Exercise requirements -
Read the data and repeat it in full, exactly.

Available data -
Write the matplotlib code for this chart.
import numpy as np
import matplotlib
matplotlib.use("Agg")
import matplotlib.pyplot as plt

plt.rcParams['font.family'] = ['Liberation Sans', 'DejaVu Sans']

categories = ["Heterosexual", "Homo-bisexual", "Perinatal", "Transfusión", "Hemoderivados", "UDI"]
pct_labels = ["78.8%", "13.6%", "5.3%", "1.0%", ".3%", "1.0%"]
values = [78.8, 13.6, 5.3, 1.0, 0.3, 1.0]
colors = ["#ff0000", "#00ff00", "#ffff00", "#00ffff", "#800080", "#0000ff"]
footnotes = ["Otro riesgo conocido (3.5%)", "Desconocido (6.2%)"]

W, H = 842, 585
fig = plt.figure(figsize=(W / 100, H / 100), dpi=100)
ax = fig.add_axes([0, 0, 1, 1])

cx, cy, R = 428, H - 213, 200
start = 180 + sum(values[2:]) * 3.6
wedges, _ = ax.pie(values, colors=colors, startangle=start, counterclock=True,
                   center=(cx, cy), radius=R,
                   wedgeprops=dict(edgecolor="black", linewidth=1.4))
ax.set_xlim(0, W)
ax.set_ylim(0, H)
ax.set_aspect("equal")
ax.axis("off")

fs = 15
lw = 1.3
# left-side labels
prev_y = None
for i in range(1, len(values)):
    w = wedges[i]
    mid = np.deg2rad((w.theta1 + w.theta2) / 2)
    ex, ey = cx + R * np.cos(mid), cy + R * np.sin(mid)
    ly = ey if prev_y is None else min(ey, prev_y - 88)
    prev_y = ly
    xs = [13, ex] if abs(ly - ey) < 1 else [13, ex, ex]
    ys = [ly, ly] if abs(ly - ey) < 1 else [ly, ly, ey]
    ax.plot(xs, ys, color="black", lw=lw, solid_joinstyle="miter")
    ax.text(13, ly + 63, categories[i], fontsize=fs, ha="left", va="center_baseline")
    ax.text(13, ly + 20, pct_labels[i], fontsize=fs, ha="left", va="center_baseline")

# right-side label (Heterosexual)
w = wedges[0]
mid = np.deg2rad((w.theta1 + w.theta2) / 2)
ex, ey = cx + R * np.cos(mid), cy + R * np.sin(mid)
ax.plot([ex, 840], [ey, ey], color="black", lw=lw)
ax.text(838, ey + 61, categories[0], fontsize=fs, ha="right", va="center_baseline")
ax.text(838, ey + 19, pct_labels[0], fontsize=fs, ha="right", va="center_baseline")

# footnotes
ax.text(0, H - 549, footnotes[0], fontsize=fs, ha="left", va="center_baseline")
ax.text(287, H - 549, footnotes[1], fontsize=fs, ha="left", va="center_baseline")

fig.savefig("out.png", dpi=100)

Problem solution -
Write the matplotlib code for this chart.
import numpy as np
import matplotlib
matplotlib.use("Agg")
import matplotlib.pyplot as plt

plt.rcParams['font.family'] = ['Liberation Sans', 'DejaVu Sans']

categories = ["Heterosexual", "Homo-bisexual", "Perinatal", "Transfusión", "Hemoderivados", "UDI"]
pct_labels = ["78.8%", "13.6%", "5.3%", "1.0%", ".3%", "1.0%"]
values = [78.8, 13.6, 5.3, 1.0, 0.3, 1.0]
colors = ["#ff0000", "#00ff00", "#ffff00", "#00ffff", "#800080", "#0000ff"]
footnotes = ["Otro riesgo conocido (3.5%)", "Desconocido (6.2%)"]

W, H = 842, 585
fig = plt.figure(figsize=(W / 100, H / 100), dpi=100)
ax = fig.add_axes([0, 0, 1, 1])

cx, cy, R = 428, H - 213, 200
start = 180 + sum(values[2:]) * 3.6
wedges, _ = ax.pie(values, colors=colors, startangle=start, counterclock=True,
                   center=(cx, cy), radius=R,
                   wedgeprops=dict(edgecolor="black", linewidth=1.4))
ax.set_xlim(0, W)
ax.set_ylim(0, H)
ax.set_aspect("equal")
ax.axis("off")

fs = 15
lw = 1.3
# left-side labels
prev_y = None
for i in range(1, len(values)):
    w = wedges[i]
    mid = np.deg2rad((w.theta1 + w.theta2) / 2)
    ex, ey = cx + R * np.cos(mid), cy + R * np.sin(mid)
    ly = ey if prev_y is None else min(ey, prev_y - 88)
    prev_y = ly
    xs = [13, ex] if abs(ly - ey) < 1 else [13, ex, ex]
    ys = [ly, ly] if abs(ly - ey) < 1 else [ly, ly, ey]
    ax.plot(xs, ys, color="black", lw=lw, solid_joinstyle="miter")
    ax.text(13, ly + 63, categories[i], fontsize=fs, ha="left", va="center_baseline")
    ax.text(13, ly + 20, pct_labels[i], fontsize=fs, ha="left", va="center_baseline")

# right-side label (Heterosexual)
w = wedges[0]
mid = np.deg2rad((w.theta1 + w.theta2) / 2)
ex, ey = cx + R * np.cos(mid), cy + R * np.sin(mid)
ax.plot([ex, 840], [ey, ey], color="black", lw=lw)
ax.text(838, ey + 61, categories[0], fontsize=fs, ha="right", va="center_baseline")
ax.text(838, ey + 19, pct_labels[0], fontsize=fs, ha="right", va="center_baseline")

# footnotes
ax.text(0, H - 549, footnotes[0], fontsize=fs, ha="left", va="center_baseline")
ax.text(287, H - 549, footnotes[1], fontsize=fs, ha="left", va="center_baseline")

fig.savefig("out.png", dpi=100)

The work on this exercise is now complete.